Q&A: Other people's pantries.

When I walk on the back roads of a new town, I’m attracted by the open windows that shed a light on other people’s lives. I imagine their daily life and create stories based on what they let us see from behind the open curtains.

Kitchen windows crowded with jars, bowls, and their most-used spices, bookshelves on the opposite wall crammed with books, and an armchair - is that their favourite armchair to read? or is it where they watch tv at night? Pictures framed on the walls, a penchant for fresh flowers or toys scattered on a rug. These are all clues that make me guess how it would be to live there.

It is the same with pantries.

When I have the chance to visit a friend, or when I’m invited for the first time to a new home, I’m delighted when I have the chance to have a furtive look at their pantry. You can really tell a lot from other people’s pantries: their favourite jam to spread on toast, if they are a pasta or rice person, how many spices they use in their daily cooking, if they are enthusiast preserve makers, or if they opt instead for organic, traditional, or fancy store-bought preserves and competes.

You can tell which is their cooking style, their approach to food, and often, to life.

Other people’s pantries is a series of Q&A with a focus on pantries as a privileged way to get into people’s lives, cooking styles, and favourite recipes. It is also an opportunity to chat with professionals I admire, and with friends with whom I have shared an important part of my personal and professional growth.

Read here the first Q&A with Vea Carpi from Mas del Saro, a mountain farmer and a cook who lives in the Italian Alps.

Here is the interview with Enrica Monzani, a friend and colleague who gives cooking classes and food tours in Genoa, and you know you don’t want to miss the opportunity to learn to make basil pesto from her.

Myriam Sabolla is a friend, a communication strategist, a food coach and a keen cook. I’m very excited about this conversation with Myriam because she is one of the Italian women I want to have here. We’re far from the classic stereotype: Myriam is modern, curious, open-minded, and a professional cook. She created her own business approaching food in a new, fresh way.

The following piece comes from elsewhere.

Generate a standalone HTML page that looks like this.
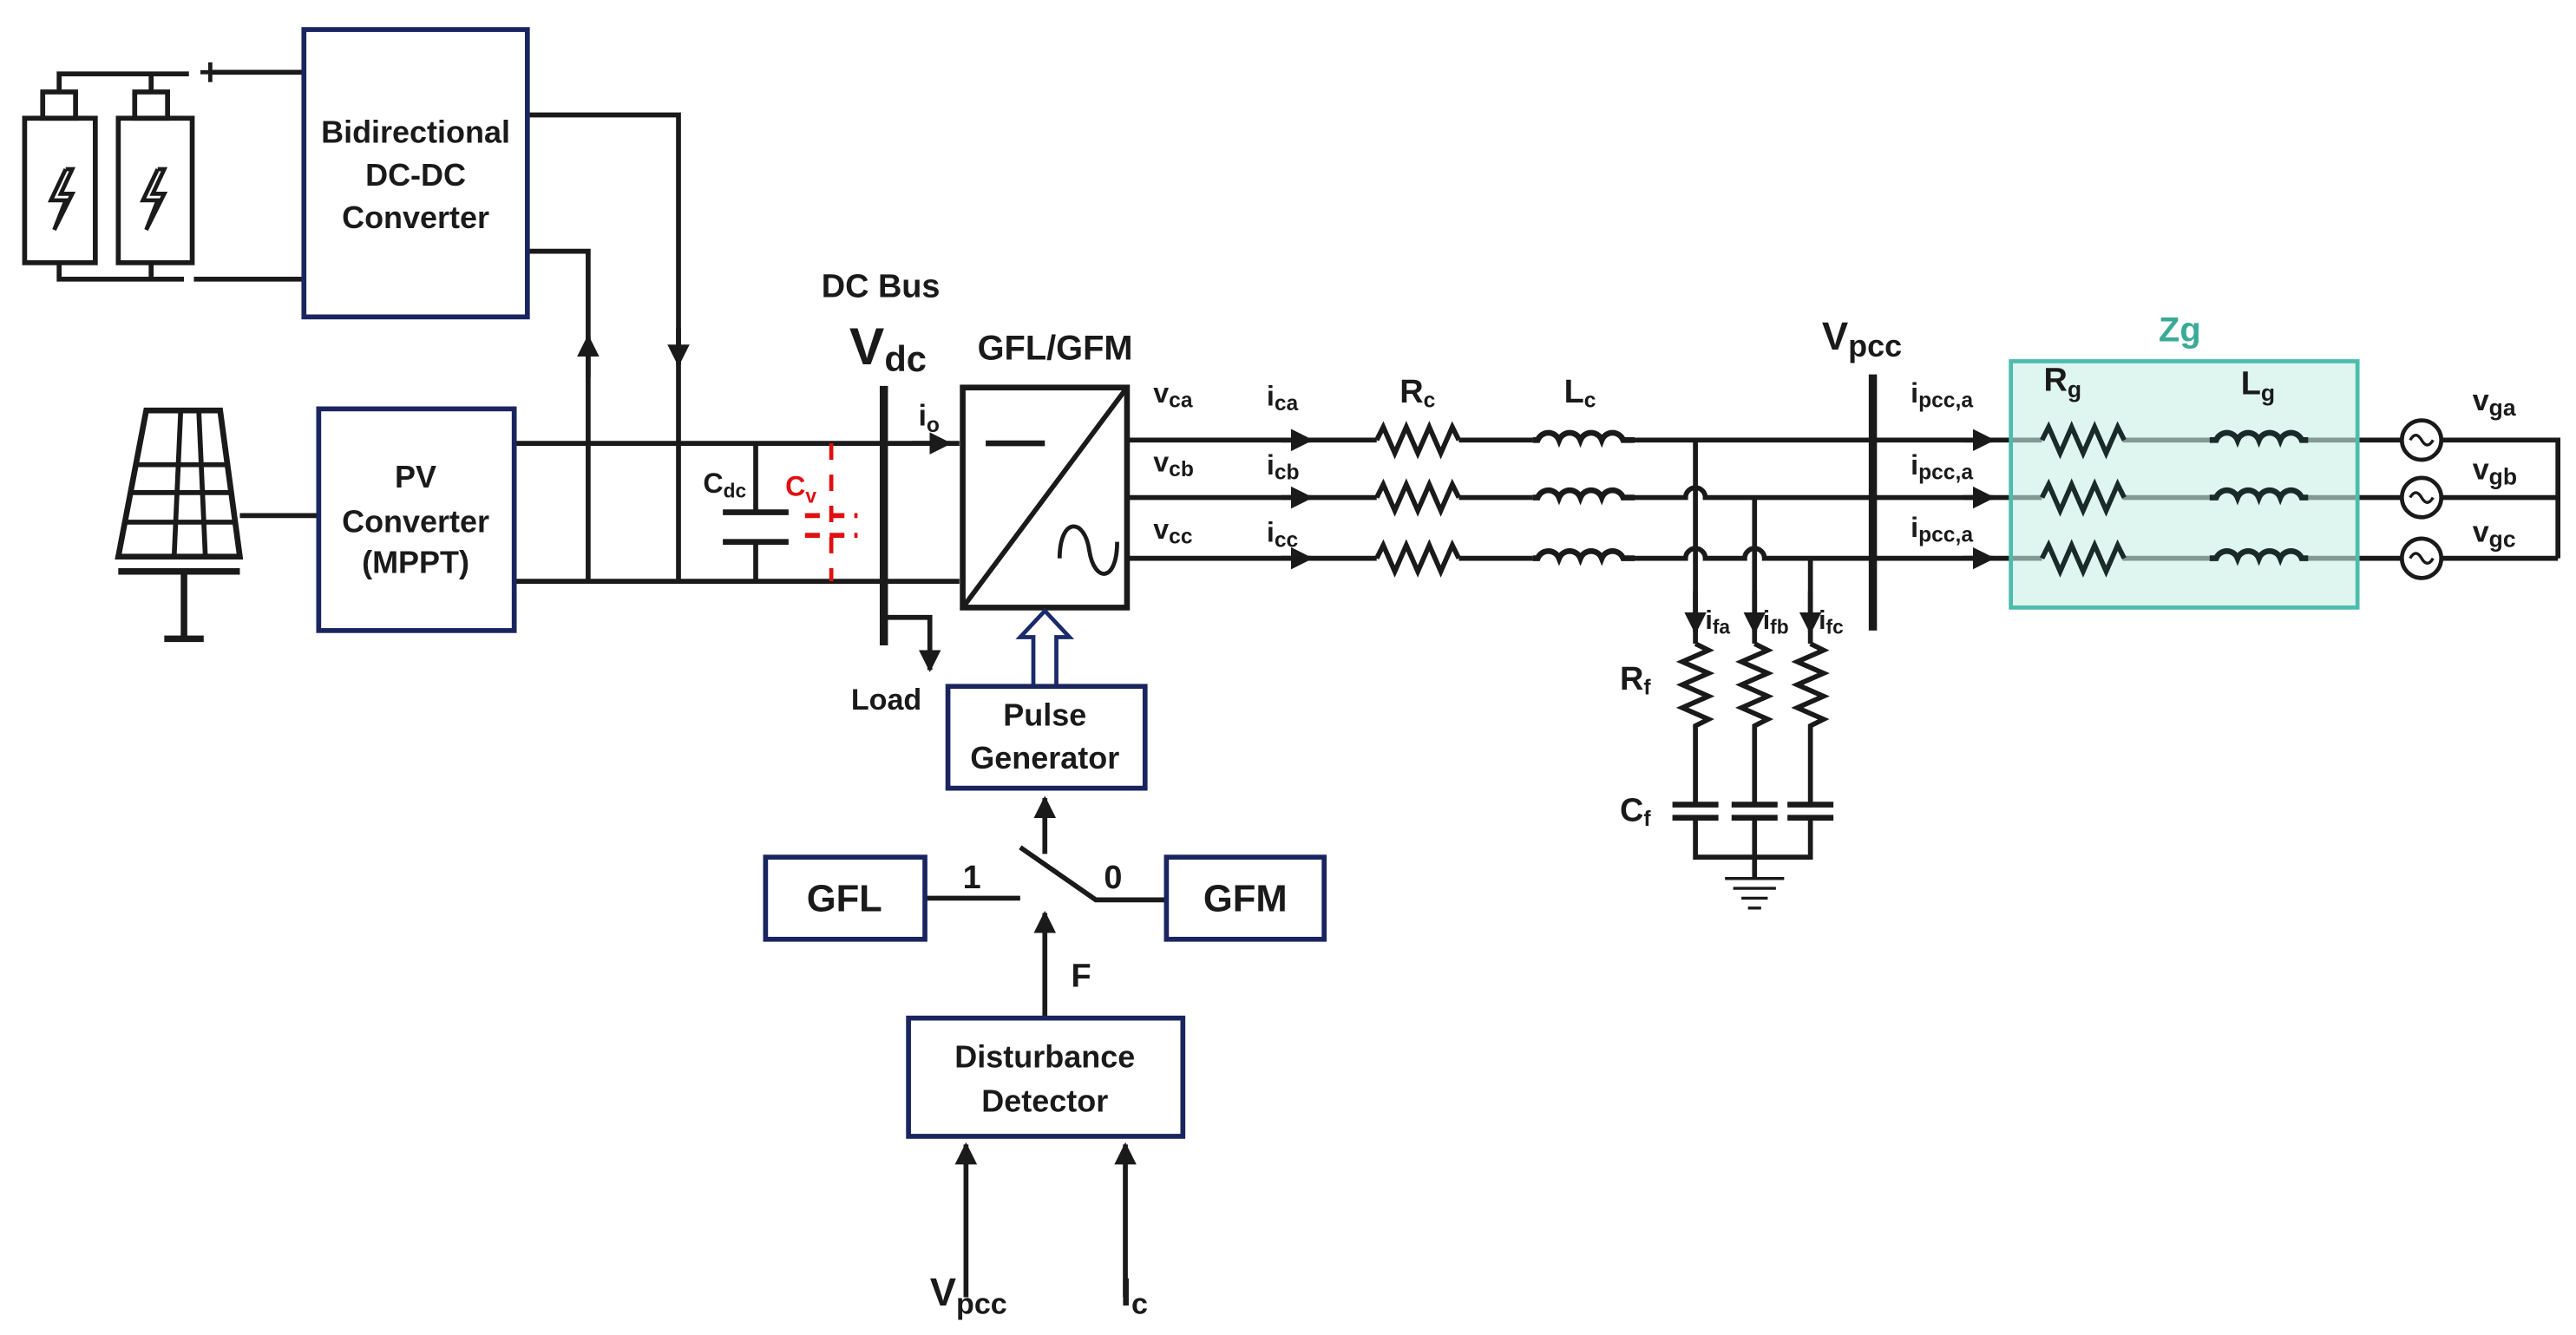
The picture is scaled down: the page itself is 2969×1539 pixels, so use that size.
<!DOCTYPE html>
<html><head><meta charset="utf-8"><style>
html,body{margin:0;padding:0;background:#fff;}
svg{display:block;}
text{font-family:"Liberation Sans",Arial,sans-serif;font-weight:bold;fill:#1a1a1a;}
</style></head><body>
<svg width="2969" height="1539" viewBox="0 0 1568 813" preserveAspectRatio="none" xmlns="http://www.w3.org/2000/svg">
<defs>
<marker id="ar" viewBox="0 0 10 10" refX="9" refY="5" markerWidth="4.5" markerHeight="4.5" orient="auto"><path d="M0,0 L10,5 L0,10 z" fill="#1a1a1a"/></marker>
</defs>
<g stroke="#1a1a1a" stroke-width="3" fill="none">
<!-- batteries -->
<rect x="15" y="72" width="43" height="88"/>
<rect x="72" y="72" width="45" height="88"/>
<rect x="26" y="56" width="20" height="16"/>
<rect x="82" y="56" width="20" height="16"/>
<path d="M36 56 V45 H115 M92 45 V56"/>
<path d="M127 44 H185"/>
<path d="M36 160 V170 H112 M92 160 V170 M118 170 H185"/>
<path d="M122 44 H134 M128 38 V50" stroke-width="2.5"/>
<path d="M40 103 L31 122 H40 L33 140 M40 103 L44 103 L37 118 H44 L33 140" stroke-width="2.5"/>
<path d="M96 103 L87 122 H96 L89 140 M96 103 L100 103 L93 118 H100 L89 140" stroke-width="2.5"/>
<!-- solar -->
<path d="M89 250 H134 L146 339 H72 Z" stroke-width="3.5"/>
<path d="M83 283 H138 M80 300 H141 M76 318 H143 M110 250 L106 339 M121 250 L125 339" stroke-width="3"/>
<path d="M72 348 H146 M112 348 V388 M100 389 H124" stroke-width="4"/>
<path d="M146 314 H194"/>
<!-- DC wires -->
<path d="M313 270 H584"/>
<path d="M313 354 H584"/>
<path d="M321 70 H413 V354"/>
<path d="M413 200 V222" marker-end="url(#ar)"/>
<path d="M321 153 H358 V354"/>
<path d="M358 230 V205" marker-end="url(#ar)"/>
<path d="M460 270 V312 M460 330 V354"/>
<path d="M440 312 H480 M440 330 H480" stroke-width="3.5"/>
<path d="M506 270 V354" stroke="#e01010" stroke-dasharray="10,9" stroke-width="2.5"/>
<path d="M490 314 H522 M490 326 H522" stroke="#e01010" stroke-dasharray="9,6" stroke-width="3"/>
<path d="M538 235 V393" stroke-width="5"/>
<path d="M555 270 H578" marker-end="url(#ar)"/>
<path d="M540 376 H566 V408" marker-end="url(#ar)"/>
<!-- converter -->
<rect x="586" y="236" width="100" height="134" stroke-width="3.5"/>
<path d="M586 370 L686 236" stroke-width="3"/>
<path d="M600 270 H636" stroke-width="3.5"/>
<path d="M645 340 C645 315 660 315 663 335 C666 355 680 355 680 330" stroke-width="2.5"/>
<!-- hollow arrow -->
<path d="M629 418 V388 H621 L636 372 L651 388 H643 V418" stroke="#1a2a6a" stroke-width="2.5" fill="#fff"/>
<!-- switch -->
<path d="M636 520 V486" marker-end="url(#ar)"/>
<path d="M563 547 H621"/>
<path d="M621 516 L667 548 H710"/>
<path d="M636 620 V556" marker-end="url(#ar)"/>
<path d="M588 790 V697" marker-end="url(#ar)"/>
<path d="M685 790 V697" marker-end="url(#ar)"/>
<!-- phase lines -->
<path d="M686 268 H838 M888 268 H933 M995 268 H1140 M1140 268 H1243 M1292 268 H1345 M1405 268 H1462 M1486 268 H1557 V340"/>
<path d="M686 303 H838 M888 303 H933 M995 303 H1026 a6 6 0 0 1 12 0 H1140 H1243 M1292 303 H1345 M1405 303 H1462 M1486 303 H1557"/>
<path d="M686 340 H838 M888 340 H933 M995 340 H1026 a6 6 0 0 1 12 0 H1062 a6 6 0 0 1 12 0 H1243 M1292 340 H1345 M1405 340 H1462 M1486 340 H1557"/>
<path d="M780 268 H798" marker-end="url(#ar)"/>
<path d="M780 303 H798" marker-end="url(#ar)"/>
<path d="M780 340 H798" marker-end="url(#ar)"/>
<path d="M1195 268 H1213" marker-end="url(#ar)"/>
<path d="M1195 303 H1213" marker-end="url(#ar)"/>
<path d="M1195 340 H1213" marker-end="url(#ar)"/>
<!-- Rc -->
<path d="M838 268 l4 -8 l7 16 l7 -16 l7 16 l7 -16 l7 16 l7 -16 l4 8 M838 303 l4 -8 l7 16 l7 -16 l7 16 l7 -16 l7 16 l7 -16 l4 8 M838 340 l4 -8 l7 16 l7 -16 l7 16 l7 -16 l7 16 l7 -16 l4 8"/>
<!-- Lc -->
<path d="M933 268 h3 a7 7 0 0 1 13 0 a7 7 0 0 1 13 0 a7 7 0 0 1 13 0 a7 7 0 0 1 13 0 h7 M933 303 h3 a7 7 0 0 1 13 0 a7 7 0 0 1 13 0 a7 7 0 0 1 13 0 a7 7 0 0 1 13 0 h7 M933 340 h3 a7 7 0 0 1 13 0 a7 7 0 0 1 13 0 a7 7 0 0 1 13 0 a7 7 0 0 1 13 0 h7" stroke-width="3.5"/>
<!-- filter -->
<path d="M1032 268 V392 M1068 303 V392 M1102 340 V392"/>
<path d="M1032 360 V385" marker-end="url(#ar)"/>
<path d="M1068 360 V385" marker-end="url(#ar)"/>
<path d="M1102 360 V385" marker-end="url(#ar)"/>
<path d="M1032 392 l8 4 l-16 7 l16 7 l-16 7 l16 7 l-16 7 l16 7 l-8 4 V490 M1068 392 l8 4 l-16 7 l16 7 l-16 7 l16 7 l-16 7 l16 7 l-8 4 V490 M1102 392 l8 4 l-16 7 l16 7 l-16 7 l16 7 l-16 7 l16 7 l-8 4 V490"/>
<path d="M1018 490 H1046 M1018 498 H1046 M1054 490 H1082 M1054 498 H1082 M1088 490 H1116 M1088 498 H1116" stroke-width="3.5"/>
<path d="M1032 498 V522 H1102 V498 M1068 498 V535"/>
<path d="M1050 535 H1086 M1055 541 H1081 M1060 547 H1076 M1064 553 H1072" stroke-width="1.8"/>
<path d="M1140 228 V384" stroke-width="5"/>
</g>
<!-- Zg box -->
<rect x="1224" y="220" width="211" height="150" fill="#c9eee6" fill-opacity="0.6" stroke="#4cbcad" stroke-width="2.5"/>
<g stroke="#1a2a28" stroke-width="3" fill="none">
<path d="M1243 268 l4 -8 l7 16 l7 -16 l7 16 l7 -16 l7 16 l7 -16 l4 8 M1243 303 l4 -8 l7 16 l7 -16 l7 16 l7 -16 l7 16 l7 -16 l4 8 M1243 340 l4 -8 l7 16 l7 -16 l7 16 l7 -16 l7 16 l7 -16 l4 8"/>
<path d="M1345 268 h4 a7 7 0 0 1 13 0 a7 7 0 0 1 13 0 a7 7 0 0 1 13 0 a7 7 0 0 1 13 0 h4 M1345 303 h4 a7 7 0 0 1 13 0 a7 7 0 0 1 13 0 a7 7 0 0 1 13 0 a7 7 0 0 1 13 0 h4 M1345 340 h4 a7 7 0 0 1 13 0 a7 7 0 0 1 13 0 a7 7 0 0 1 13 0 a7 7 0 0 1 13 0 h4" stroke-width="3.5"/>
</g>
<g stroke="#1a1a1a" stroke-width="2.5" fill="none">
<circle cx="1474" cy="268" r="12"/><circle cx="1474" cy="303" r="12"/><circle cx="1474" cy="340" r="12"/>
<path d="M1467 268 q3.5 -6 7 0 q3.5 6 7 0 M1467 303 q3.5 -6 7 0 q3.5 6 7 0 M1467 340 q3.5 -6 7 0 q3.5 6 7 0" stroke-width="1.8"/>
</g>
<!-- blue boxes -->
<g stroke="#1a2560" stroke-width="3" fill="none">
<rect x="185" y="18" width="136" height="175"/>
<rect x="194" y="249" width="119" height="135"/>
<rect x="577" y="418" width="120" height="62"/>
<rect x="466" y="522" width="97" height="50"/>
<rect x="710" y="522" width="96" height="50"/>
<rect x="553" y="620" width="167" height="72"/>
</g>
<!-- text -->
<g font-size="19" text-anchor="middle">
<text x="253" y="87">Bidirectional</text>
<text x="253" y="113">DC-DC</text>
<text x="253" y="139">Converter</text>
<text x="253" y="297">PV</text>
<text x="253" y="324">Converter</text>
<text x="253" y="349">(MPPT)</text>
<text x="636" y="442">Pulse</text>
<text x="636" y="468">Generator</text>
<text x="636" y="650">Disturbance</text>
<text x="636" y="677">Detector</text>
<text x="514" y="555" font-size="23">GFL</text>
<text x="758" y="555" font-size="23">GFM</text>
</g>
<g font-size="20">
<text x="500" y="181">DC Bus</text>
<text x="517" y="222" font-size="32">V<tspan font-size="22" dy="4">dc</tspan></text>
<text x="595" y="219" font-size="21">GFL/GFM</text>
<text x="559" y="259" font-size="18">i<tspan font-size="13" dy="4">o</tspan></text>
<text x="518" y="432" font-size="18">Load</text>
<text x="586" y="541">1</text>
<text x="672" y="541">0</text>
<text x="652" y="601">F</text>
<text x="566" y="795" font-size="24">V<tspan font-size="18" dy="5">pcc</tspan></text>
<text x="682" y="795" font-size="24">I<tspan font-size="18" dy="5">c</tspan></text>
<text x="428" y="300" font-size="17">C<tspan font-size="12" dy="3">dc</tspan></text>
<text x="478" y="302" font-size="17" style="fill:#e01010">C<tspan font-size="12" dy="4">v</tspan></text>
<text x="702" y="245" font-size="17">v<tspan font-size="13" dy="3">ca</tspan></text>
<text x="702" y="287" font-size="17">v<tspan font-size="13" dy="3">cb</tspan></text>
<text x="702" y="328" font-size="17">v<tspan font-size="13" dy="3">cc</tspan></text>
<text x="771" y="247" font-size="17">i<tspan font-size="13" dy="3">ca</tspan></text>
<text x="771" y="289" font-size="17">i<tspan font-size="13" dy="3">cb</tspan></text>
<text x="771" y="330" font-size="17">i<tspan font-size="13" dy="3">cc</tspan></text>
<text x="852" y="245">R<tspan font-size="13" dy="3">c</tspan></text>
<text x="952" y="245">L<tspan font-size="13" dy="3">c</tspan></text>
<text x="1109" y="213" font-size="24">V<tspan font-size="19" dy="4">pcc</tspan></text>
<text x="1038" y="383" font-size="16">i<tspan font-size="12" dy="3">fa</tspan></text>
<text x="1073" y="383" font-size="16">i<tspan font-size="12" dy="3">fb</tspan></text>
<text x="1107" y="383" font-size="16">i<tspan font-size="12" dy="3">fc</tspan></text>
<text x="986" y="420">R<tspan font-size="13" dy="3">f</tspan></text>
<text x="986" y="500">C<tspan font-size="13" dy="3">f</tspan></text>
<text x="1163" y="245" font-size="17">i<tspan font-size="13" dy="3">pcc,a</tspan></text>
<text x="1163" y="289" font-size="17">i<tspan font-size="13" dy="3">pcc,a</tspan></text>
<text x="1163" y="327" font-size="17">i<tspan font-size="13" dy="3">pcc,a</tspan></text>
<text x="1314" y="208" font-size="21" style="fill:#3aaa98">Zg</text>
<text x="1244" y="238">R<tspan font-size="14" dy="4">g</tspan></text>
<text x="1364" y="240">L<tspan font-size="14" dy="4">g</tspan></text>
<text x="1505" y="250" font-size="18">v<tspan font-size="14" dy="3">ga</tspan></text>
<text x="1505" y="292" font-size="18">v<tspan font-size="14" dy="3">gb</tspan></text>
<text x="1505" y="330" font-size="18">v<tspan font-size="14" dy="3">gc</tspan></text>
</g>
</svg>
</body></html>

In July I talked with Rossella Venezia, a volcanic, passionate woman, an exceptional food photographer - one of the best we have in Italy in my opinion - and one of the first blog friends, with whom I also share part of my origins (her family is also from Melfi, Basilicata).

After a summer break, in September I talked with Manuela Conti. Although we already knew each other online, Manuela and I met in person in 2016 when she took part in our first Three Acres Creative Gathering. Now she is a dear friend. She touched us with her emotion, her love for bread. She taught us how to work with a sourdough starter. It is not a matter of flour and techniques, as everything is involved: heart, soul, and dedication.

In October 2022 we talked with Valentina Raffaelli, a culinary nomad and food researcher, food writer and chef, one of the most interesting profiles to follow on Instagram for her creativity in the kitchen, her research, passion, insight and, last but not least, for the glimpses of the world out there she shares with us when she is out and about with her BigBlue.

In November 2022, we had a chat with Emanuela Regi, a pastry chef with a suitcase, as she likes to describe herself. She is constantly divided between in-person and online learning courses - both for beginners and for more experienced ones -, the production of cookies, cakes, and croissants for restaurants and cafés, and continuous training, with frequent Parisian escapes.

In March 2023 our guest was Laura Ottaviantonio, high school teacher in Rome, food blogger and photographer, with a unique and unmistakable voice in the Italian food writing scene. We chatted about inclusive ingredients and pantries, with a look at what it meant for her to explore the gluten-free world.

In June 2023, it was the turn of Domenica Marchetti, a food writer, and author of many cookbooks, including Preserving Italy (one of my favourite and most used preserving books), and also the author of one of my favourite newsletters here on Substack, where she shares recipes, interviews, and inspiration. We talked about Abruzzo.